Left Out Liberal

A left-wing/liberal look at the UK's General Election of 2005.

Wednesday, April 06, 2005

The Mountain

It's perhaps unsurprising that everyone, including myself and even the traditional news media have jumped on the blogging bandwagon for the election. The Guardian's Election 2005 blog will be a worthy read, but yesterday they seemed to be posting to it every half an hour. That's one way to get blogger burnout and to turn away the readers!

The BBC has also let loose its pretty impressive election site, and I couldn't resist playing with the swingometers. And their results surprised me...

Only yesterday I realised how high the threshold is for the Lib Dems to make any progress this election. Serious swings to them of 5-10% will only herald a handful of seats.

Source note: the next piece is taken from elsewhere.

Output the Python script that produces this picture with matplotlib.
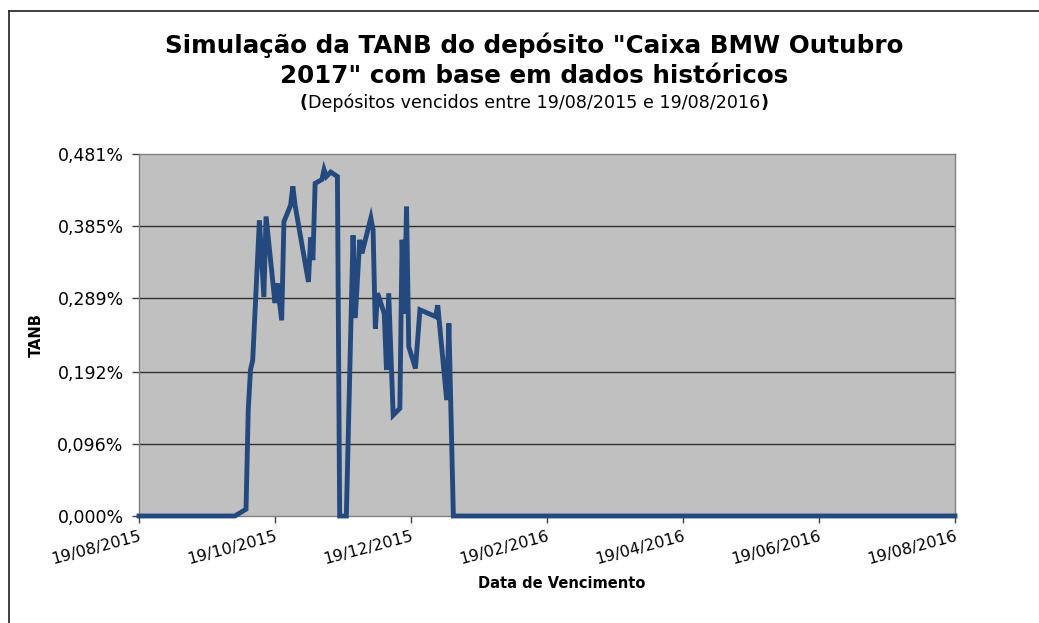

Worse is the fact that most of them are from the Tories, which either means that they have to convince Tory voters to switch to them - not likely given the Lib Dems progressive programme - or, and this is probably the only option, to get even more Labour voters to tactically vote for them. This is more likely, but it's going to require extreme targeting of certain vital constituencies and a lot of effort to educate the local populace that they live in such a vital marginal.

The Lib Dems have no choice but to run a highly specialised campaign. They've got to forget wooing the Tory voters and instead concentrate on keeping their existing support - which is fragile given that a lot of existing voters are disaffected Conservatives in seats like Southport - and then build on stealing as many Labour voters as possible in a tactical way. It will not help anyone if they pile up the votes by getting protest votes in Labour strongholds, because the majorities are just too high to overturn.

It's very possible the Lib Dems stagnate this election, despite the general rise in support. They're going to need a significant vote-winning moment in the campaign, and this morning's news that Paul Marsden has defected back to Labour after defecting to the Lib Dems in 2001 is not going to help at all.

Are the wheels coming off already? It's not even worth considering the scale of the mountain the Tories have to climb even just to get a minority administration.

The results of this election could be surprising in that little will change, while everyone is expecting there to be a lot up for grabs. It would be cruel irony if the surprise this time is that Blair is elected with another landslide against low expectations and a country with little trust in him.